Acting CFPB Director Mick Mulvaney is simply paying non-career staff on par with career staff who report to them, the agency argued in a statement.

Acting CFPB Director Mick Mulvaney is simply paying non-career staff on par with career staff who report to them, the agency argued in a statement. Manuel Balce Ceneta / AP

Report: Mulvaney Secured Big Pay Raises for Aides at Consumer Bureau

The acting director blamed his successor, agency’s budgetary independence for high salaries.

Acting Consumer Financial Protection Bureau Director Mick Mulvaney gave exorbitant pay raises to aides he hired to help run the agency, the Associated Press reported.

According to salary records obtained by the AP through an information request, Mulvaney, who splits time between leading CFPB and the Office of Management and Budget, has hired at least eight people for politically appointed posts at the agency since he took over last fall. Of them, four now make $259,500 per year, and another makes $239,595, more than Cabinet secretaries and a number of other staff in high-level government jobs.

Although the highest base salary available to most of the federal workforce is $134,776, CFPB is an independent agency under the umbrella of the Federal Reserve, which has a waiver to hire employees with in-demand expertise and skillsets.

According to the AP, Kirsten Mork, Mulvaney’s chief of staff at CFPB, made $167,300 when she worked as a staffer on the House Financial Services Committee. She now makes more than $250,000. Her predecessor, Leandra English, who briefly fought unsuccessfully to lead the agency, had a starting salary of $212,324.

While in Congress, Mulvaney railed against the CFPB. In his current post he has pledged to draw down the agency’s surplus funds rather than request funding from the Federal Reserve, and as OMB director, Mulvaney proposed through the White House’s fiscal 2019 budget request that the agency receive limited funding from the Federal Reserve. Congress would eventually be responsible for determining its funding levels.

The news comes just days after Environmental Protection Agency Administrator Scott Pruitt came under fire for reportedly giving substantial raises to two of his top aides against the White House's wishes. The aides eventually received the salary increases through an obscure provision of the 1996 Safe Drinking Water Act, although Pruitt denied knowledge of the decision and said he reversed it.

On Monday, The Atlantic reported that an internal EPA email appears to contradict Pruitt’s claims, as one of the aides specifically said her pay raise was authorized by the administrator.
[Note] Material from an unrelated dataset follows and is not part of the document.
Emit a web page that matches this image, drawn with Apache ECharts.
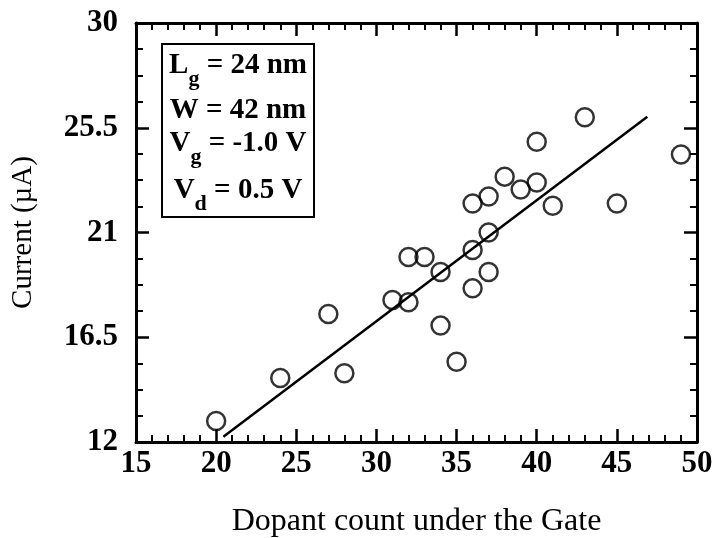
<!doctype html>
<html>
<head>
<meta charset="utf-8">
<title>Current vs dopant count</title>
<style>
  html, body { margin: 0; padding: 0; background: #fff; }
  #chart { width: 715px; height: 538px; }
</style>
</head>
<body>
<div id="chart"></div>
<script src="https://cdn.jsdelivr.net/npm/echarts@6/dist/echarts.min.js"></script>
<script>
// dopant count under the gate (x) and measured current in uA (y)
var dopantCount = [20, 24, 27, 28, 31, 32, 32, 33, 34, 34, 35, 36, 36, 36, 37, 37, 37, 38, 39, 40, 40, 41, 43, 45, 49];
var currentUA   = [12.9, 14.75, 17.5, 14.95, 18.1, 19.95, 18.0, 19.95, 19.3, 17.0, 15.45, 20.25, 22.25, 18.6, 22.55, 21.0, 19.3, 23.4, 22.85, 23.15, 24.9, 22.15, 25.95, 22.25, 24.35];

// end points of the fitted straight line
var fitX = [20.45, 46.9];
var fitY = [12.23, 25.97];

// tick labels of the y axis
var yTicks = [12, 16.5, 21, 25.5, 30];

// inset legend lines (rich text: m = main, s = subscript)
var insetLines = [
    '{m|L}{s|g}{m| = 24 nm}',
    '{m|W = 42 nm}',
    '{m|V}{s|g}{m| = -1.0 V}',
    '{m|V}{s|d}{m| = 0.5 V}'
];
var insetTop = [51, 96, 129, 176];

var serif = 'Liberation Serif';
var points = dopantCount.map(function (x, i) { return [x, currentUA[i]]; });
var fitLine = fitX.map(function (x, i) { return [x, fitY[i]]; });

var axisLine = { show: true, lineStyle: { color: '#000', width: 3 } };
var axisTick = { show: true, inside: true, length: 13, lineStyle: { color: '#000', width: 2.5 } };
var minorTick = { show: true, length: 7, lineStyle: { color: '#000', width: 2 } };

var chart = echarts.init(document.getElementById('chart'));
var option = {
    animation: false,
    backgroundColor: '#fff',
    grid: { left: 136, right: 18, top: 23, bottom: 96, containLabel: false, outerBoundsMode: 'none' },
    xAxis: [
        {
            type: 'value', min: 15, max: 50, interval: 5,
            position: 'bottom',
            name: 'Dopant count under the Gate',
            nameLocation: 'middle', nameGap: 64,
            nameTextStyle: { fontFamily: serif, fontSize: 32, color: '#000' },
            axisLine: axisLine, axisTick: axisTick,
            minorTick: Object.assign({ splitNumber: 5 }, minorTick),
            splitLine: { show: false },
            axisLabel: { fontFamily: serif, fontWeight: 'bold', fontSize: 31, color: '#000', margin: 6 }
        },
        {
            type: 'value', min: 15, max: 50, interval: 5,
            position: 'top',
            axisLine: axisLine, axisTick: axisTick,
            minorTick: Object.assign({ splitNumber: 5 }, minorTick),
            splitLine: { show: false },
            axisLabel: { show: false }
        }
    ],
    yAxis: [
        {
            type: 'value', min: 12, max: 30, interval: 4.5,
            position: 'left',
            name: 'Current (\u00b5A)',
            nameLocation: 'middle', nameGap: 98,
            nameTextStyle: { fontFamily: serif, fontSize: 29, color: '#000' },
            axisLine: axisLine, axisTick: axisTick,
            minorTick: Object.assign({ splitNumber: 4 }, minorTick),
            splitLine: { show: false },
            axisLabel: {
                fontFamily: serif, fontWeight: 'bold', fontSize: 31, color: '#000', margin: 18,
                formatter: function (v) {
                    for (var i = 0; i < yTicks.length; i++) {
                        if (Math.abs(yTicks[i] - v) < 1e-6) return String(yTicks[i]);
                    }
                    return '';
                }
            }
        },
        {
            type: 'value', min: 12, max: 30, interval: 4.5,
            position: 'right',
            axisLine: axisLine, axisTick: axisTick,
            minorTick: Object.assign({ splitNumber: 4 }, minorTick),
            splitLine: { show: false },
            axisLabel: { show: false }
        }
    ],
    series: [
        {
            type: 'line',
            xAxisIndex: 0, yAxisIndex: 0,
            data: fitLine,
            showSymbol: false,
            lineStyle: { color: '#000', width: 2.5 },
            z: 2
        },
        {
            type: 'scatter',
            xAxisIndex: 0, yAxisIndex: 0,
            data: points,
            symbol: 'circle',
            symbolSize: 18,
            itemStyle: { color: 'rgba(255,255,255,0)', borderColor: '#000', borderWidth: 2.5 },
            z: 3
        }
    ],
    graphic: [
        {
            type: 'rect',
            shape: { x: 162, y: 44, width: 152, height: 173 },
            style: { fill: '#fff', stroke: '#000', lineWidth: 2 },
            z: 10
        }
    ].concat(insetLines.map(function (t, i) {
        return {
            type: 'text',
            x: 238, y: insetTop[i],
            z: 11,
            style: {
                text: t,
                align: 'center',
                verticalAlign: 'top',
                rich: {
                    m: { fontFamily: serif, fontWeight: 'bold', fontSize: 29, lineHeight: 29, verticalAlign: 'top', fill: '#000' },
                    s: { fontFamily: serif, fontWeight: 'bold', fontSize: 22, lineHeight: 22, padding: [17, 0, 0, 0], verticalAlign: 'top', fill: '#000' }
                }
            }
        };
    }))
};
chart.setOption(option);
</script>
</body>
</html>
The Office of Government Ethics called some of the other recent allegations against Pruitt “extremely concerning,” although it did not weigh in on the pay raises.

At CFPB, a spokesperson defended Mulvaney’s salary decisions in a statement to the AP, blaming former Director Richard Cordray for elevated compensation.

“[Non-career] staff are being paid on par with the career staff who directly report to them,” CFPB said.